> [GIVEN PROBLEM] Begin with the first line of the material and write out each line exactly, ending with the line that contains "high_more_hi = [-0.02, -0.01, 0.12, 0.39, 0.68, 0.97]". Pictures are not part of the copy.

━━━━━ RECORDED DATA

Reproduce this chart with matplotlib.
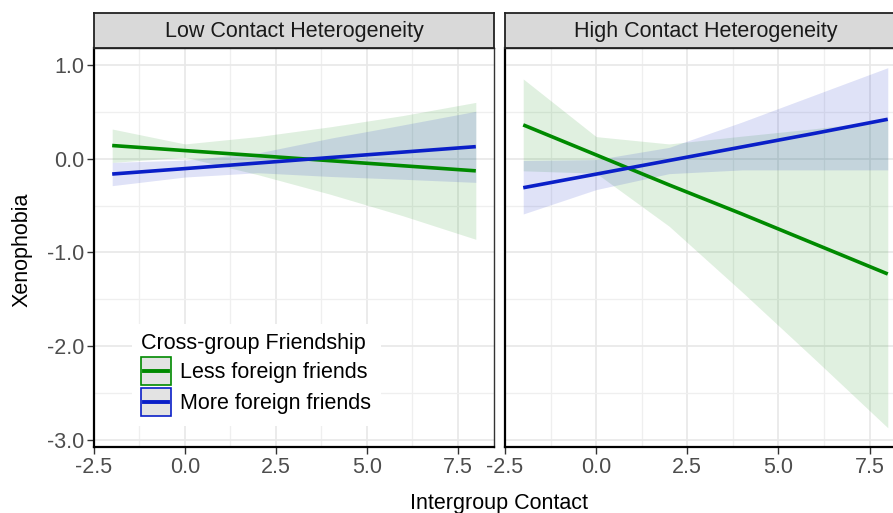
import matplotlib
matplotlib.use("Agg")
import matplotlib.pyplot as plt
from matplotlib.patches import Rectangle
from matplotlib.lines import Line2D
from matplotlib.ticker import MultipleLocator

plt.rcParams["font.family"] = ["Liberation Sans", "DejaVu Sans"]

# values (predicted xenophobia with 95% CI)
contact = [-2, 0, 2, 4, 6, 8]
panels = ["Low Contact Heterogeneity", "High Contact Heterogeneity"]
groups = ["Less foreign friends", "More foreign friends"]

low_less_fit = [0.14, 0.086, 0.032, -0.022, -0.076, -0.13]
low_less_lo = [-0.04, 0.015, -0.17, -0.38, -0.61, -0.86]
low_less_hi = [0.316, 0.157, 0.235, 0.34, 0.46, 0.60]
low_more_fit = [-0.164, -0.106, -0.047, 0.012, 0.07, 0.128]
low_more_lo = [-0.288, -0.196, -0.15, -0.19, -0.22, -0.253]
low_more_hi = [-0.04, -0.016, 0.06, 0.218, 0.36, 0.505]

high_less_fit = [0.36, 0.04, -0.28, -0.59, -0.91, -1.23]
high_less_lo = [-0.13, -0.155, -0.72, -1.42, -2.14, -2.87]
high_less_hi = [0.85, 0.235, 0.157, 0.24, 0.32, 0.41]
high_more_fit = [-0.31, -0.165, -0.02, 0.125, 0.27, 0.42]
high_more_lo = [-0.59, -0.33, -0.16, -0.12, -0.12, -0.12]
high_more_hi = [-0.02, -0.01, 0.12, 0.39, 0.68, 0.97]

GREEN = "#008a00"
BLUE = "#0a1fc8"
FS = 15.5

data = [
    [(low_less_fit, low_less_lo, low_less_hi), (low_more_fit, low_more_lo, low_more_hi)],
    [(high_less_fit, high_less_lo, high_less_hi), (high_more_fit, high_more_lo, high_more_hi)],
]


class KeyHandler:
    # grey key box with coloured outline and a centred line, like ggplot
    def legend_artist(self, legend, orig_handle, fontsize, handlebox):
        x0, y0 = -handlebox.xdescent, -handlebox.ydescent
        w, h = handlebox.width, handlebox.height
        c = orig_handle.get_color()
        box = Rectangle((x0, y0), w, h, facecolor="#e3e3e3", edgecolor=c,
                        lw=1.2, transform=handlebox.get_transform())
        ln = Line2D([x0 + 0.08 * w, x0 + 0.92 * w], [y0 + h / 2] * 2, color=c,
                    lw=2.8, transform=handlebox.get_transform())
        handlebox.add_artist(box)
        handlebox.add_artist(ln)
        return box


W, H = 893, 513
fig = plt.figure(figsize=(W / 100, H / 100), dpi=100)


def px_box(x0, y0, x1, y1):
    return [x0 / W, 1 - y1 / H, (x1 - x0) / W, (y1 - y0) / H]


panel_px = [(94, 494), (505, 906)]
axes = []
for i, (x0, x1) in enumerate(panel_px):
    ax = fig.add_axes(px_box(x0, 48, x1, 447))
    axes.append(ax)
    ax.set_xlim(-2.5, 8.5)
    ax.set_ylim(-3.075, 1.18)
    ax.xaxis.set_major_locator(MultipleLocator(2.5))
    ax.xaxis.set_minor_locator(MultipleLocator(1.25))
    ax.yaxis.set_major_locator(MultipleLocator(1.0))
    ax.yaxis.set_minor_locator(MultipleLocator(0.5))
    ax.grid(which="major", color="#e8e8e8", lw=1.2)
    ax.grid(which="minor", color="#efefef", lw=0.9)
    ax.set_axisbelow(True)
    ax.tick_params(which="minor", length=0)
    ax.tick_params(which="major", length=5, width=1, color="#333333",
                   labelsize=FS, labelcolor="#4d4d4d", pad=2)
    ax.xaxis.set_major_formatter(lambda v, p: f"{v:.1f}")
    ax.yaxis.set_major_formatter(lambda v, p: f"{v:.1f}")
    for s in ax.spines.values():
        s.set_color("#333333")
        s.set_linewidth(1.0)
    ax.spines["bottom"].set_color("black")
    ax.spines["bottom"].set_linewidth(1.6)
    ax.spines["left"].set_color("black")
    ax.spines["left"].set_linewidth(1.6)

    (lf, llo, lhi), (mf, mlo, mhi) = data[i]
    ax.fill_between(contact, llo, lhi, color=GREEN, alpha=0.12, lw=0)
    ax.fill_between(contact, mlo, mhi, color=BLUE, alpha=0.13, lw=0)
    ax.plot(contact, lf, color=GREEN, lw=2.6, solid_capstyle="butt")
    ax.plot(contact, mf, color=BLUE, lw=2.6, solid_capstyle="butt")

    strip = fig.add_axes(px_box(x0, 13, x1, 48))
    strip.set_facecolor("#d9d9d9")
    strip.set_xticks([])
    strip.set_yticks([])
    for s in strip.spines.values():
        s.set_color("#222222")
        s.set_linewidth(1.3)
    strip.text(0.5, 0.47, panels[i], ha="center", va="center",
               fontsize=FS, color="#1a1a1a", transform=strip.transAxes)

axes[1].tick_params(axis="y", length=0, labelleft=False)

handles = [Line2D([], [], color=GREEN), Line2D([], [], color=BLUE)]
leg = axes[0].legend(handles, groups, title="Cross-group Friendship",
                     loc="upper left", bbox_to_anchor=(121 / W, 1 - 313 / H),
                     bbox_transform=fig.transFigure, fontsize=FS,
                     title_fontsize=FS, alignment="left", frameon=True,
                     facecolor="white", edgecolor="none", framealpha=1,
                     fancybox=False, handlelength=1.35, handleheight=1.68,
                     handletextpad=0.45, labelspacing=0.1, borderpad=0.45,
                     handler_map={Line2D: KeyHandler()})
leg.get_frame().set_linewidth(0)

fig.text(22 / W, 1 - 250 / H, "Xenophobia", rotation=90, ha="center",
         va="center", fontsize=FS, color="black")
fig.text(499 / W, 1 - 503 / H, "Intergroup Contact", ha="center",
         va="center", fontsize=FS, color="black")

fig.savefig("out.png", dpi=100)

━━━━━━━━━━

> [FULL OUTPUT]
Reproduce this chart with matplotlib.
import matplotlib
matplotlib.use("Agg")
import matplotlib.pyplot as plt
from matplotlib.patches import Rectangle
from matplotlib.lines import Line2D
from matplotlib.ticker import MultipleLocator

plt.rcParams["font.family"] = ["Liberation Sans", "DejaVu Sans"]

# values (predicted xenophobia with 95% CI)
contact = [-2, 0, 2, 4, 6, 8]
panels = ["Low Contact Heterogeneity", "High Contact Heterogeneity"]
groups = ["Less foreign friends", "More foreign friends"]

low_less_fit = [0.14, 0.086, 0.032, -0.022, -0.076, -0.13]
low_less_lo = [-0.04, 0.015, -0.17, -0.38, -0.61, -0.86]
low_less_hi = [0.316, 0.157, 0.235, 0.34, 0.46, 0.60]
low_more_fit = [-0.164, -0.106, -0.047, 0.012, 0.07, 0.128]
low_more_lo = [-0.288, -0.196, -0.15, -0.19, -0.22, -0.253]
low_more_hi = [-0.04, -0.016, 0.06, 0.218, 0.36, 0.505]

high_less_fit = [0.36, 0.04, -0.28, -0.59, -0.91, -1.23]
high_less_lo = [-0.13, -0.155, -0.72, -1.42, -2.14, -2.87]
high_less_hi = [0.85, 0.235, 0.157, 0.24, 0.32, 0.41]
high_more_fit = [-0.31, -0.165, -0.02, 0.125, 0.27, 0.42]
high_more_lo = [-0.59, -0.33, -0.16, -0.12, -0.12, -0.12]
high_more_hi = [-0.02, -0.01, 0.12, 0.39, 0.68, 0.97]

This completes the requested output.